### Aim of the exercise
"produces" appears in how many lines of the entries? State only the number.

### Raw data

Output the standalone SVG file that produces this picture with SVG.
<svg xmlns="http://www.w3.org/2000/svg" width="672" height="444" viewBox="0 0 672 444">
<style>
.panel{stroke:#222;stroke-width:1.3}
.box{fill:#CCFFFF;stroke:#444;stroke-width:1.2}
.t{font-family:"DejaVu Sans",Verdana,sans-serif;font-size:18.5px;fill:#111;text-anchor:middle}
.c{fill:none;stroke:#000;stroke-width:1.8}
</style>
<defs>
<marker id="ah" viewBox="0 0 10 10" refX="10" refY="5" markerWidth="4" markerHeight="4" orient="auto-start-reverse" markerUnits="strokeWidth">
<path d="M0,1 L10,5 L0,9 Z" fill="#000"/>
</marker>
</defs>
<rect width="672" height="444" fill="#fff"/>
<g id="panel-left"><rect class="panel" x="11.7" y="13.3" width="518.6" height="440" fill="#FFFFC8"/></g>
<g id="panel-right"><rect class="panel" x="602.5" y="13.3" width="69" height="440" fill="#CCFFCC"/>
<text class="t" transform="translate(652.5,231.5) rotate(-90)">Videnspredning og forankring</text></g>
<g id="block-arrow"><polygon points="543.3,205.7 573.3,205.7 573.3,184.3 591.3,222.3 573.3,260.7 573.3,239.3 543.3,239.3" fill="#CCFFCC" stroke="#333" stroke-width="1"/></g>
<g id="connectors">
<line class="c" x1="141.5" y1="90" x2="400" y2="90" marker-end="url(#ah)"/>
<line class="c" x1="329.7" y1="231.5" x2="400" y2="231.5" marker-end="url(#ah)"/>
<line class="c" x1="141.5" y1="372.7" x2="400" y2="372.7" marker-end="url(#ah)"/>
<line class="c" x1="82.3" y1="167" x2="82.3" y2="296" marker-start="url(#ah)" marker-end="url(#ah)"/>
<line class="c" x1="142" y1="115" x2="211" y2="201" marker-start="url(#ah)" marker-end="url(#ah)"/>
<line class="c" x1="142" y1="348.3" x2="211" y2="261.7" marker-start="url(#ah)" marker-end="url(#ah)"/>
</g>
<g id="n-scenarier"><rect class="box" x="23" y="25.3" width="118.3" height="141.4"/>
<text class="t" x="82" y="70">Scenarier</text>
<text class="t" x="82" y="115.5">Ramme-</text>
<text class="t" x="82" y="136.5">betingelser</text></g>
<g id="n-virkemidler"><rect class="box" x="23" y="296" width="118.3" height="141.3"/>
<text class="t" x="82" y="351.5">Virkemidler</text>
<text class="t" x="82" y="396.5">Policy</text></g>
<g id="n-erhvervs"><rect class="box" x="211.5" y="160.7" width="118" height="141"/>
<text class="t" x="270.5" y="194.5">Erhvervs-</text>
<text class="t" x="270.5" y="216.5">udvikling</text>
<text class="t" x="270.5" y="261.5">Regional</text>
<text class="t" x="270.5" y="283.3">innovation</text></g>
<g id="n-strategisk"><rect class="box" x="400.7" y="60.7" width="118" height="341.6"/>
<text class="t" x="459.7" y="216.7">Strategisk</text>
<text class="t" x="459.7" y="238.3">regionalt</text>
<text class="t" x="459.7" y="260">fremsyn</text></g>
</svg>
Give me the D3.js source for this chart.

---

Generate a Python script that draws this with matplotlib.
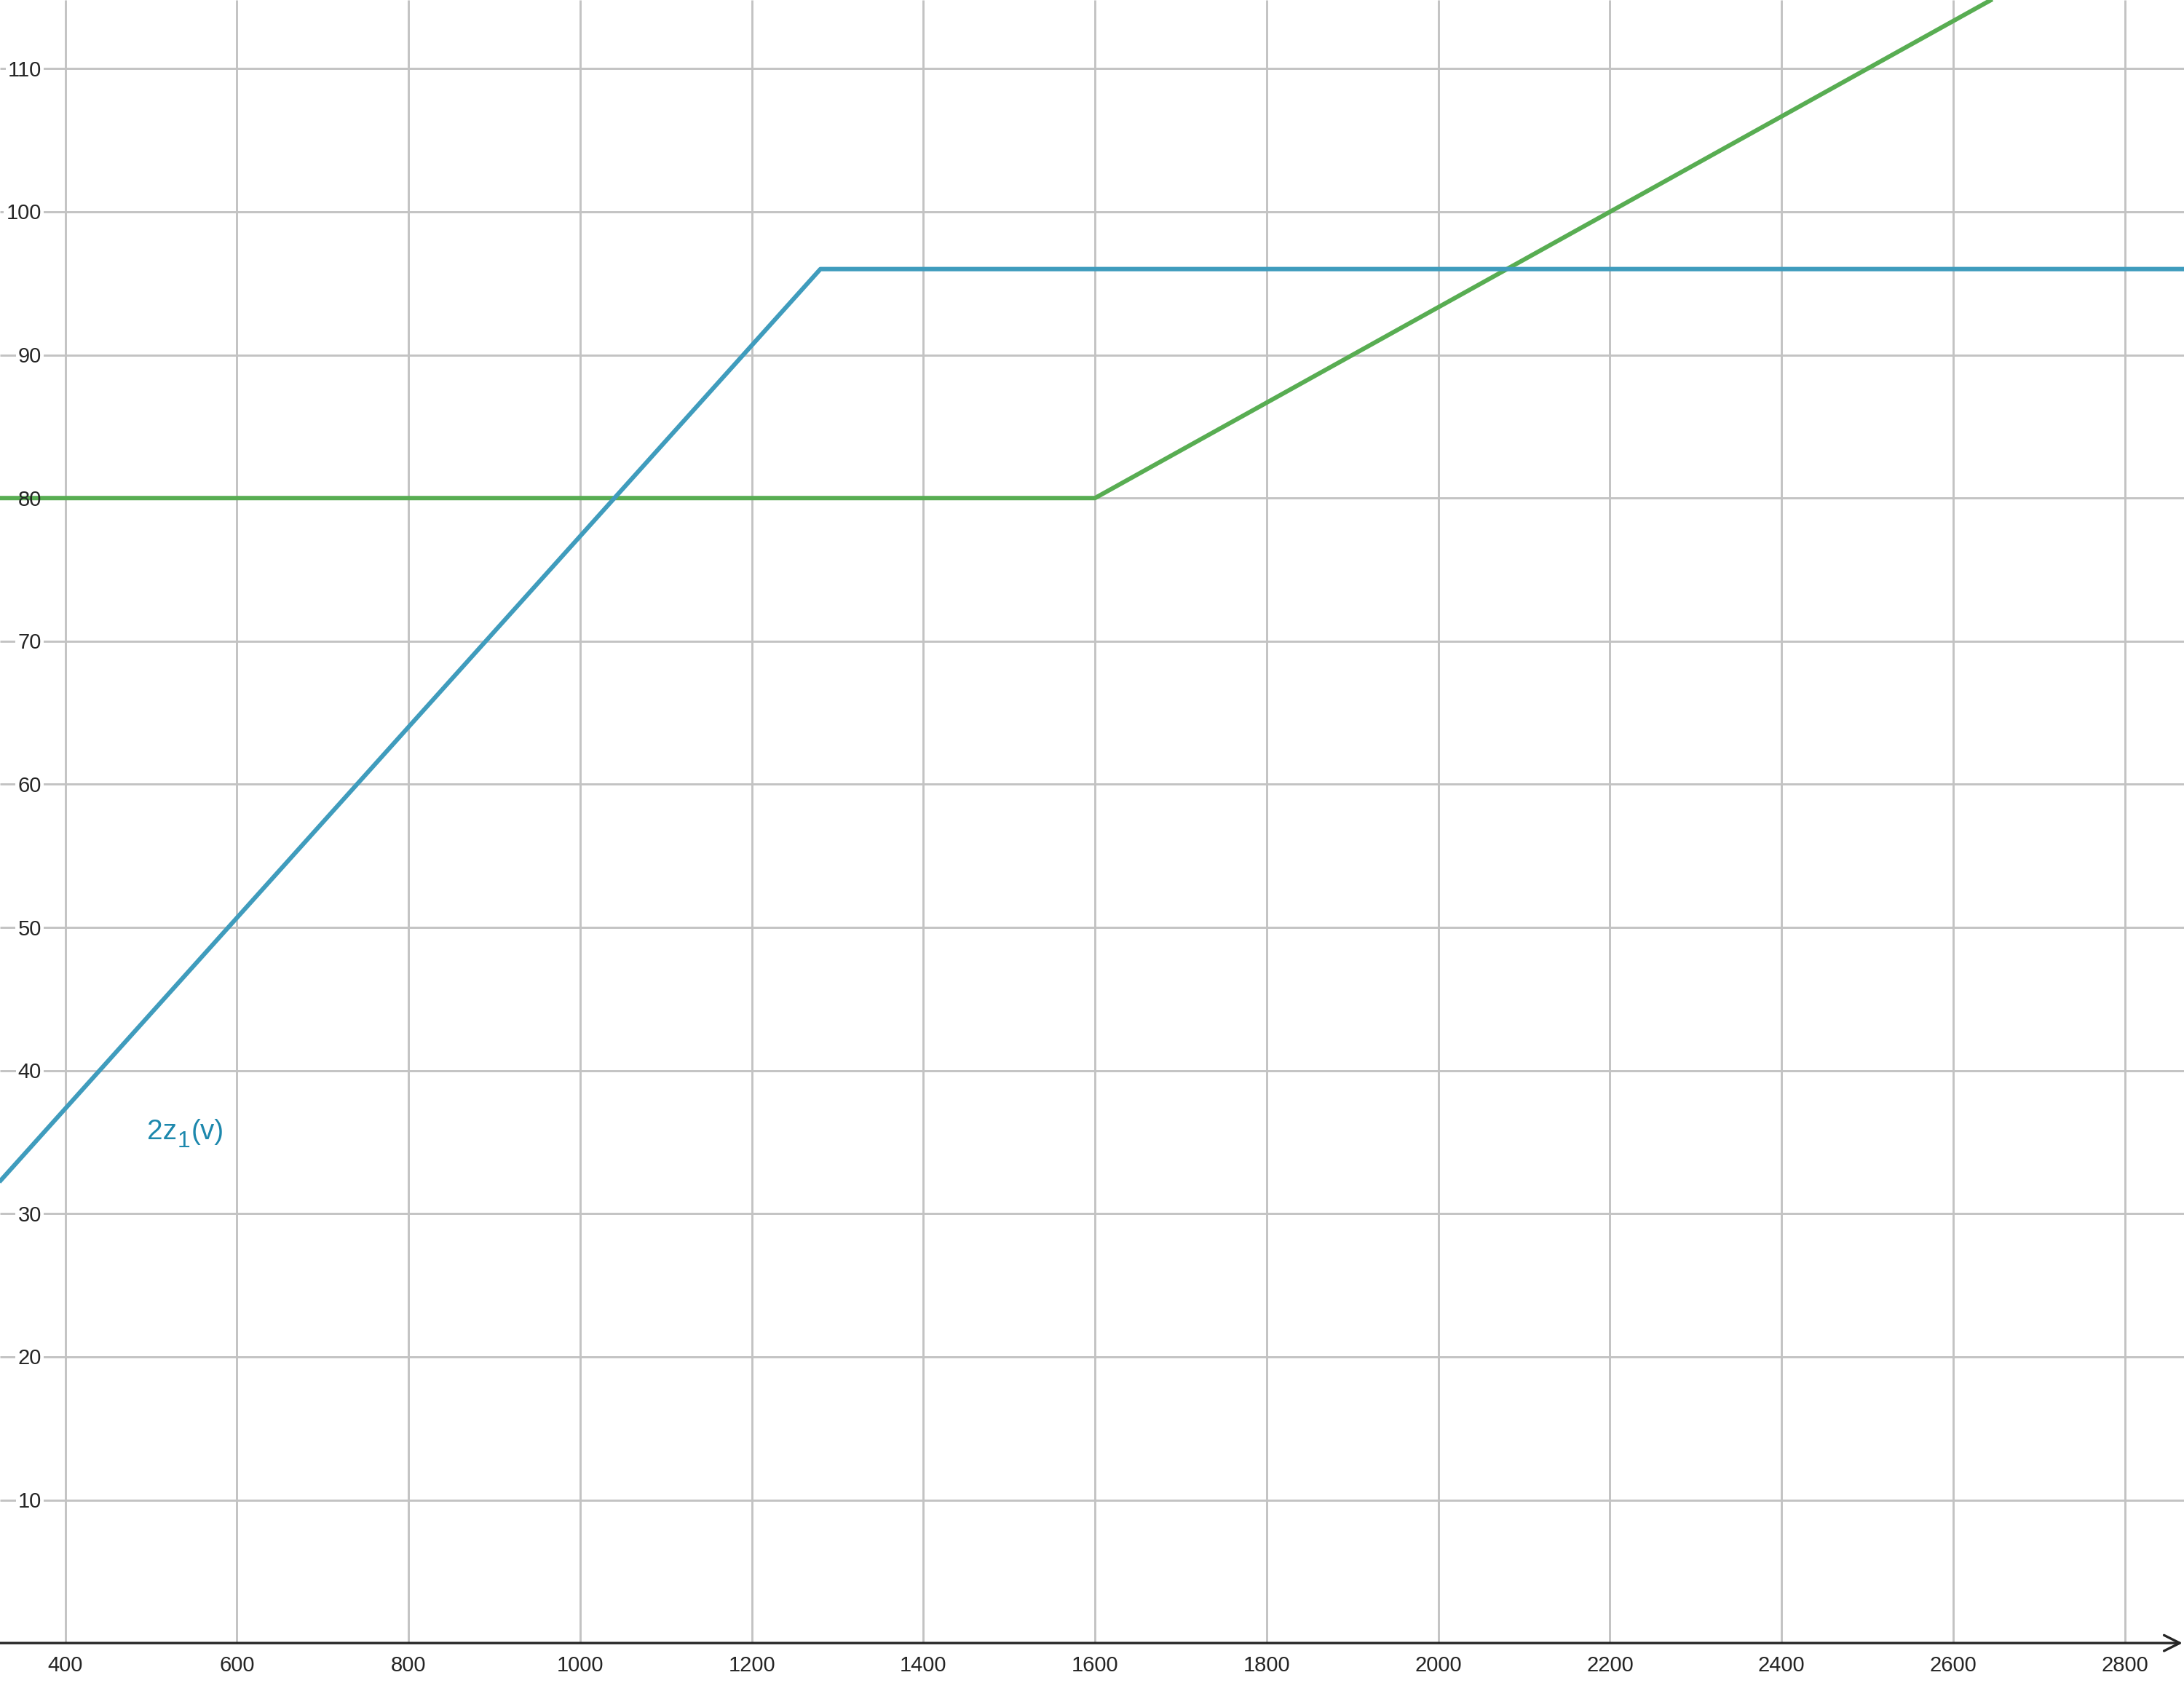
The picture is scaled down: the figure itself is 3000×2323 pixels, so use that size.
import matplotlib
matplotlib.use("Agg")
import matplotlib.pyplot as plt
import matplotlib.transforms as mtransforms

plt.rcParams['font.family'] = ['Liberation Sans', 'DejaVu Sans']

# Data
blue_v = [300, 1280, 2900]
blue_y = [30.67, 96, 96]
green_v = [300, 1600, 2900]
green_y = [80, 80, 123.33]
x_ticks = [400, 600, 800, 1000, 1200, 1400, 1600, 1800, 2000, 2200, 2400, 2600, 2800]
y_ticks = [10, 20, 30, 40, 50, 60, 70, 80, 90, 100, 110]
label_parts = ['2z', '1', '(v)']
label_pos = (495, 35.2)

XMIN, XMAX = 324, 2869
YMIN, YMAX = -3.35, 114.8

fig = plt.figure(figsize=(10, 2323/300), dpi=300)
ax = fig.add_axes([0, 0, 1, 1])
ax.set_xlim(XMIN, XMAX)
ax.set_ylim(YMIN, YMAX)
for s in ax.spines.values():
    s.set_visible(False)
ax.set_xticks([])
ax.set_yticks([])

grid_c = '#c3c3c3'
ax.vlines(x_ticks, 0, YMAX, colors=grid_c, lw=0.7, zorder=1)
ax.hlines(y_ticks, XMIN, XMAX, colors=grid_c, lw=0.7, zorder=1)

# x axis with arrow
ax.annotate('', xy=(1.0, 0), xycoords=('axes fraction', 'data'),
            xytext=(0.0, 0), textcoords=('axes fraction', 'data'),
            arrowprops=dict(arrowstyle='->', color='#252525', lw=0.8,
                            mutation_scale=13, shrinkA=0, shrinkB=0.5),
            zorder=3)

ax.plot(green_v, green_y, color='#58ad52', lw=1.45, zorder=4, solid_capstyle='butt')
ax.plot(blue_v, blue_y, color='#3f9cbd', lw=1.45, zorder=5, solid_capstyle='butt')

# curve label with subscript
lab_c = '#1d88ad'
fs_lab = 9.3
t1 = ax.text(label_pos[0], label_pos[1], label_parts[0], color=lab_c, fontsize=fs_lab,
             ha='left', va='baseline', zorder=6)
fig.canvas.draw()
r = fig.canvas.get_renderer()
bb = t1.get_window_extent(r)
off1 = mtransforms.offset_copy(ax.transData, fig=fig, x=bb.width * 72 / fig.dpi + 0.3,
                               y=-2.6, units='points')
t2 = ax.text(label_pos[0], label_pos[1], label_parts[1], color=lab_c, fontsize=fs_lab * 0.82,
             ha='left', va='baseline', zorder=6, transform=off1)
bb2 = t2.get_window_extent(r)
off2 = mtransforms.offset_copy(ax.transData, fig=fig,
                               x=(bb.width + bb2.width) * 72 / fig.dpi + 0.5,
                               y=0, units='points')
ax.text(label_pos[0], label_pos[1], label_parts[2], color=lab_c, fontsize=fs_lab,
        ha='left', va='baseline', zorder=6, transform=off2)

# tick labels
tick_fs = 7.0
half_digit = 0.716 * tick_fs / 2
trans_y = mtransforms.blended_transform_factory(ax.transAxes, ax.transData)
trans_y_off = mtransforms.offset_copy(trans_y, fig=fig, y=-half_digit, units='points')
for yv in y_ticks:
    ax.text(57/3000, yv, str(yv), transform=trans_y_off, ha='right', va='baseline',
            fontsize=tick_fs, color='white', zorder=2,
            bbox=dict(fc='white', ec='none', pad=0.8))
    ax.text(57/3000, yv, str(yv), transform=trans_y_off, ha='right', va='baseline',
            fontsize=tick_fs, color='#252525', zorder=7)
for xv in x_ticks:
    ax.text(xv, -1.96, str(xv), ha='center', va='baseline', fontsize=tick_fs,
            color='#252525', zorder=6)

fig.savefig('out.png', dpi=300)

---

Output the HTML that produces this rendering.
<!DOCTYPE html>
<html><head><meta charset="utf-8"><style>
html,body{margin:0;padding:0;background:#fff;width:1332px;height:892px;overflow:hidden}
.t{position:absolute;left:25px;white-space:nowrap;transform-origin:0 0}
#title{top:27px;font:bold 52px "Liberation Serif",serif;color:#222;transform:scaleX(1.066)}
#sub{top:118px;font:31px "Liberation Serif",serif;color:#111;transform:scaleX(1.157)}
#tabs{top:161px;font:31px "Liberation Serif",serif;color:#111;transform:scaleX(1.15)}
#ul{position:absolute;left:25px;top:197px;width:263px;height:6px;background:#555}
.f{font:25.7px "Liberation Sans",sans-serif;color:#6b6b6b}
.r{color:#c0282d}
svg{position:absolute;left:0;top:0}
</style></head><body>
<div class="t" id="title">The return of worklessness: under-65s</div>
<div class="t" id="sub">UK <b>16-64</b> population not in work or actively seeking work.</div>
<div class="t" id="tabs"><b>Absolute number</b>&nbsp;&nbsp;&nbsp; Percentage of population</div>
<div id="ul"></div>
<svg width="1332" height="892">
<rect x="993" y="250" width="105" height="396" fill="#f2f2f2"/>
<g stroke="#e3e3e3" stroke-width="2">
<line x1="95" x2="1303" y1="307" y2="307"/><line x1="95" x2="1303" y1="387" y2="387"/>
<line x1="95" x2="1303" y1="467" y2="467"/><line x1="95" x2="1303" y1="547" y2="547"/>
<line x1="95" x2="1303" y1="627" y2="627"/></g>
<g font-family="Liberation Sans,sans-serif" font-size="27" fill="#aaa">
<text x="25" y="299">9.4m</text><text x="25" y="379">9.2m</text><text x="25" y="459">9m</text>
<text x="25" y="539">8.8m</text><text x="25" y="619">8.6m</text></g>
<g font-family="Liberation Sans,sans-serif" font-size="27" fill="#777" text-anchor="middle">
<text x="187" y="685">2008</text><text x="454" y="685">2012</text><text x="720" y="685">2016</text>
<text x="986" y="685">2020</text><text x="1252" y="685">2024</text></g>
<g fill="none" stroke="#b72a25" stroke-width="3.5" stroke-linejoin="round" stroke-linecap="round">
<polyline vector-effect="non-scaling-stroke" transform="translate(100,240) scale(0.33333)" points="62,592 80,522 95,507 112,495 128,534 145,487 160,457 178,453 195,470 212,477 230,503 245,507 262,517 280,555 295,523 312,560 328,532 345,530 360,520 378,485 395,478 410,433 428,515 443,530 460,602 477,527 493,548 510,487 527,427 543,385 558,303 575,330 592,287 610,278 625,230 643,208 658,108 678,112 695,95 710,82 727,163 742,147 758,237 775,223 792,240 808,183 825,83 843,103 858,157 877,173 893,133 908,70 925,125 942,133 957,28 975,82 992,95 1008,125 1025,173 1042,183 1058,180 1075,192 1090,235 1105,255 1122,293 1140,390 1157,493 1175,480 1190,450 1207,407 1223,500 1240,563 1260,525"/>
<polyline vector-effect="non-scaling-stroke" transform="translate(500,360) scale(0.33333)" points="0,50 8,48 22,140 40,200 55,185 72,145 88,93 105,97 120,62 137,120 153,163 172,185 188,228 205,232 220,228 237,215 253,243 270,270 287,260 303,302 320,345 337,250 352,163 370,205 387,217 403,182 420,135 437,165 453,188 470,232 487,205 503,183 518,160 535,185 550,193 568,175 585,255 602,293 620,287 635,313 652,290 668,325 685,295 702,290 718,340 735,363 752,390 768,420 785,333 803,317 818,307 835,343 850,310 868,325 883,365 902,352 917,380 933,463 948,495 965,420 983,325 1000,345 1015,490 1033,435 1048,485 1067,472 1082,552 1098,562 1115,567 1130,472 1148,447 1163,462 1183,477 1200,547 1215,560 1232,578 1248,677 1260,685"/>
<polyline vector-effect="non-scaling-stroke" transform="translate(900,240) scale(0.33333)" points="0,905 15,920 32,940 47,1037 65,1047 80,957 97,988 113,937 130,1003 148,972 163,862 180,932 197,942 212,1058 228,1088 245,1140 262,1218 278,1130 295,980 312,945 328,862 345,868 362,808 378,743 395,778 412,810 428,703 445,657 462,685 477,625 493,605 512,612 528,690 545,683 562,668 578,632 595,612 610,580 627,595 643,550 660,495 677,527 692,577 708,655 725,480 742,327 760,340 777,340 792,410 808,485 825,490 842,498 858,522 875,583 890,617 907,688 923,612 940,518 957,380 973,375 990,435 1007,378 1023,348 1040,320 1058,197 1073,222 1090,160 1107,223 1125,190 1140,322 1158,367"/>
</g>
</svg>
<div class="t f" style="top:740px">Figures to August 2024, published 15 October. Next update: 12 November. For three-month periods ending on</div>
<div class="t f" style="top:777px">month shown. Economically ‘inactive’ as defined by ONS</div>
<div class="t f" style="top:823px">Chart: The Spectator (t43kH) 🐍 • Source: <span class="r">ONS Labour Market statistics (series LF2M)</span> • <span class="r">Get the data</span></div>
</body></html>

### Answer for this exercise
2